Image formation.  In this small project, you are going to use Matlab to read, manipulate and write image data. The purpose of the project is to make you familiar with the basic digital image formations. Your program should do the following things:

  1. Read in a color image C1(x,y) = (R(x,y), G(x,y), B(x,y)) in Windows BMP format, and display it.
  2. Display the images of the three color components, R(x,y), G(x,y) and B(x,y), separately. You should display three black-white-like images.
  3. Generate an intensity image I(x,y) and display it. You should use the equation I = 0.299R + 0.587G + 0.114B (the NTSC standard for luminance).
  4. The original intensity image should have 256 gray levels.  Please uniformly quantize this image into K levels ( with K=4, 16, 32, 64).  As an example,  when K=2 ,  pixels whose values are below 128 are turned to 0,  otherwise to 255.  Display the four quantized images with four different K levels  and tell us  how the images still look like the original ones.

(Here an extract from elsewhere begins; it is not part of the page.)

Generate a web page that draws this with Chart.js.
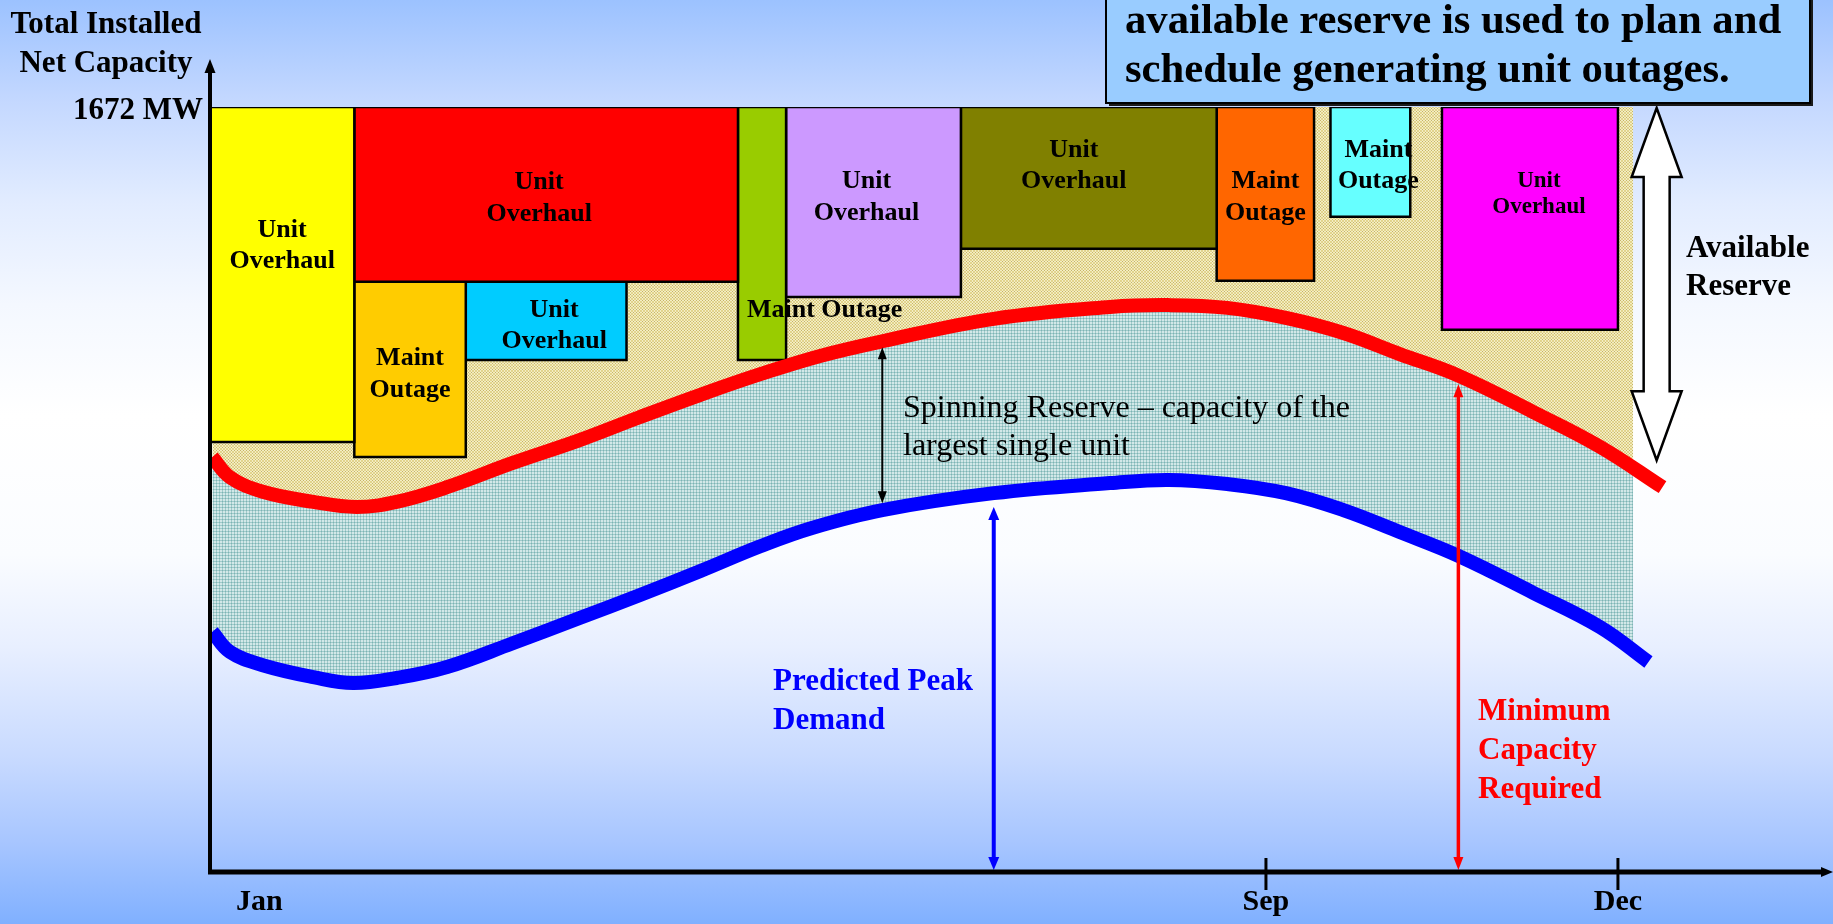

  5. Quantize  the original three-band color image C1(x,y) into K level color images CK(x,y)= (R(x,y), G(x,y), B(x,y)) (with uniform intervals) , and display them. You may choose K=2 and 4 (for each band).  Do they have any advantages in viewing and/or in computer processing (e.g. segmentation)?
  6. Quantize  the original three-band color image C1(x,y) into a color image CL(x,y)= (R(x,y), G(x,y), B(x,y)) (with a logarithmic function) , and display it. You may choose  a function  I' =C ln (I+1) ( for each band), where I is the original value (0~255) , I' is the quantized value,  and C is a constant to scale I'  into (0~255), and ln is the natural logarithm.  Please find the best C value so for an input in the range of 0-255, the output range is still 0 - 255. Note that when I = 0, I' = 0 too.
Please for each of the above, provide your observations / conclusions, rather than just show the experimental results.
I have provided a piece of starting code for you to use. Questions a and b have been done.  You only need to work on c to g. You may use Prof. Zhu's old ID picture for testing your algorithm.